#### [YOUR INSTRUCTIONS]
Write out the full listing exactly as given, minus the images.

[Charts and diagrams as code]

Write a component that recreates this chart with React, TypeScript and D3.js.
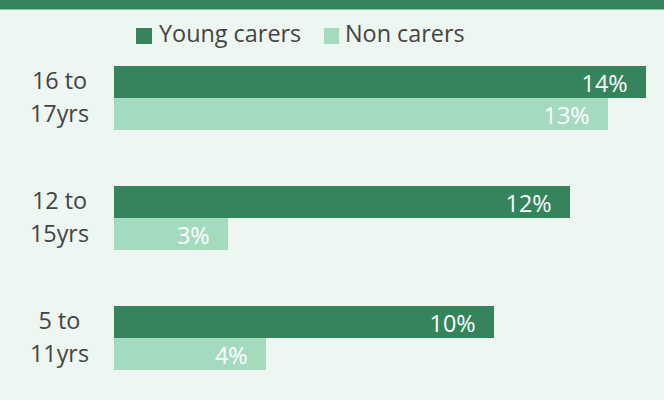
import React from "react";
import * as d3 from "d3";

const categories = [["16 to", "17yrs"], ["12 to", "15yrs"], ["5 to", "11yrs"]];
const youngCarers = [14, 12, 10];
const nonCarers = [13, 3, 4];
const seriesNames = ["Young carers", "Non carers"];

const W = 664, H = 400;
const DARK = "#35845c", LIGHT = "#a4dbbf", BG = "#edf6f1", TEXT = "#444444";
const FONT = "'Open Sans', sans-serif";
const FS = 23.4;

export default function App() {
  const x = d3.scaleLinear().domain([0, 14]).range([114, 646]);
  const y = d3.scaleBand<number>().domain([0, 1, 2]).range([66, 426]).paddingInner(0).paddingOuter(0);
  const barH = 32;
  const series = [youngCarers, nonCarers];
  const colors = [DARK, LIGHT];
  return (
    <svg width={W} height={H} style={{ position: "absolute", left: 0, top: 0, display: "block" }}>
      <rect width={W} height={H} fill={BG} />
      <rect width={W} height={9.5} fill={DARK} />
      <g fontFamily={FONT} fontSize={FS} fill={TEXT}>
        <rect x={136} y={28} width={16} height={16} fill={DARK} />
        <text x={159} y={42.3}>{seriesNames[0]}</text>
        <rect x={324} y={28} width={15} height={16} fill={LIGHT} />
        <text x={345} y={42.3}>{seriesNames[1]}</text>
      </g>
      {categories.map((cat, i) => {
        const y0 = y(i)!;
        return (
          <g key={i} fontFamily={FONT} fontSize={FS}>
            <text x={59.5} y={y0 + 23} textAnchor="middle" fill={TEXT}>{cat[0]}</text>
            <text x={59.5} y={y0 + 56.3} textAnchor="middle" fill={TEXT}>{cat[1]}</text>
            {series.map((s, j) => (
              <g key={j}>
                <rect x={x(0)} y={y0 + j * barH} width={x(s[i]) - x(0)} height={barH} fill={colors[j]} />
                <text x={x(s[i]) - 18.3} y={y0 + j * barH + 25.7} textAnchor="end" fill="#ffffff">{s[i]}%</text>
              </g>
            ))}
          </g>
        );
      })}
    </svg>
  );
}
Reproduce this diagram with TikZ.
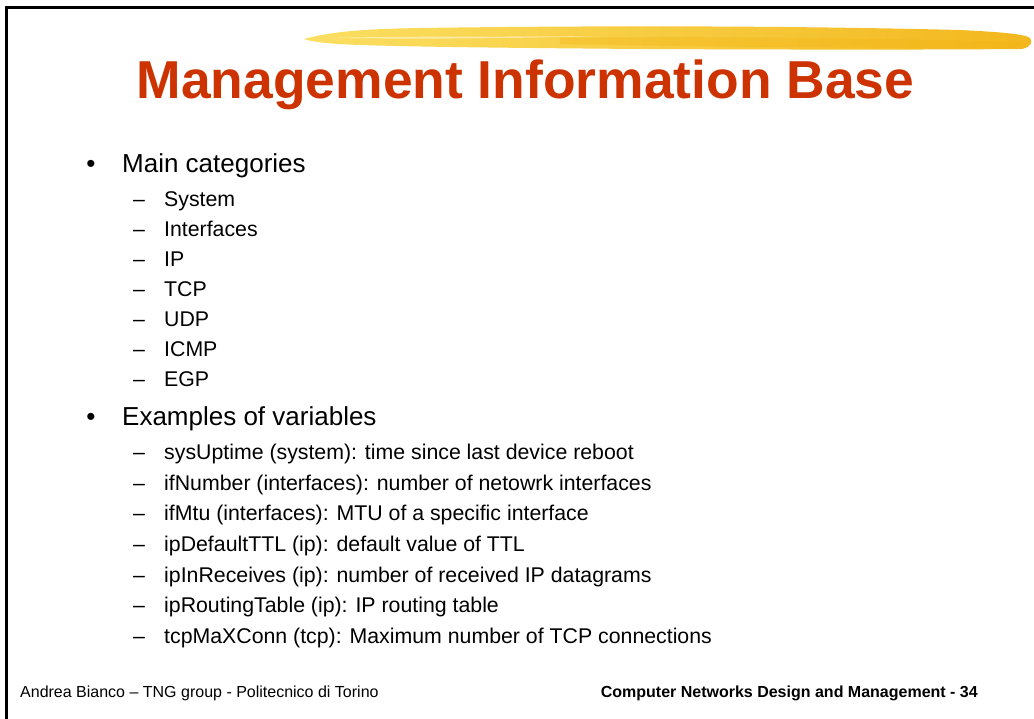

#### [OUTPUT BELOW]
Write a component that recreates this chart with React, TypeScript and D3.js.
import React from "react";
import * as d3 from "d3";

const categories = [["16 to", "17yrs"], ["12 to", "15yrs"], ["5 to", "11yrs"]];
const youngCarers = [14, 12, 10];
const nonCarers = [13, 3, 4];
const seriesNames = ["Young carers", "Non carers"];

const W = 664, H = 400;
const DARK = "#35845c", LIGHT = "#a4dbbf", BG = "#edf6f1", TEXT = "#444444";
const FONT = "'Open Sans', sans-serif";
const FS = 23.4;

export default function App() {
  const x = d3.scaleLinear().domain([0, 14]).range([114, 646]);
  const y = d3.scaleBand<number>().domain([0, 1, 2]).range([66, 426]).paddingInner(0).paddingOuter(0);
  const barH = 32;
  const series = [youngCarers, nonCarers];
  const colors = [DARK, LIGHT];
  return (
    <svg width={W} height={H} style={{ position: "absolute", left: 0, top: 0, display: "block" }}>
      <rect width={W} height={H} fill={BG} />
      <rect width={W} height={9.5} fill={DARK} />
      <g fontFamily={FONT} fontSize={FS} fill={TEXT}>
        <rect x={136} y={28} width={16} height={16} fill={DARK} />
        <text x={159} y={42.3}>{seriesNames[0]}</text>
        <rect x={324} y={28} width={15} height={16} fill={LIGHT} />
        <text x={345} y={42.3}>{seriesNames[1]}</text>
      </g>
      {categories.map((cat, i) => {
        const y0 = y(i)!;
        return (
          <g key={i} fontFamily={FONT} fontSize={FS}>
            <text x={59.5} y={y0 + 23} textAnchor="middle" fill={TEXT}>{cat[0]}</text>
            <text x={59.5} y={y0 + 56.3} textAnchor="middle" fill={TEXT}>{cat[1]}</text>
            {series.map((s, j) => (
              <g key={j}>
                <rect x={x(0)} y={y0 + j * barH} width={x(s[i]) - x(0)} height={barH} fill={colors[j]} />
                <text x={x(s[i]) - 18.3} y={y0 + j * barH + 25.7} textAnchor="end" fill="#ffffff">{s[i]}%</text>
              </g>
            ))}
          </g>
        );
      })}
    </svg>
  );
}
Reproduce this diagram with TikZ.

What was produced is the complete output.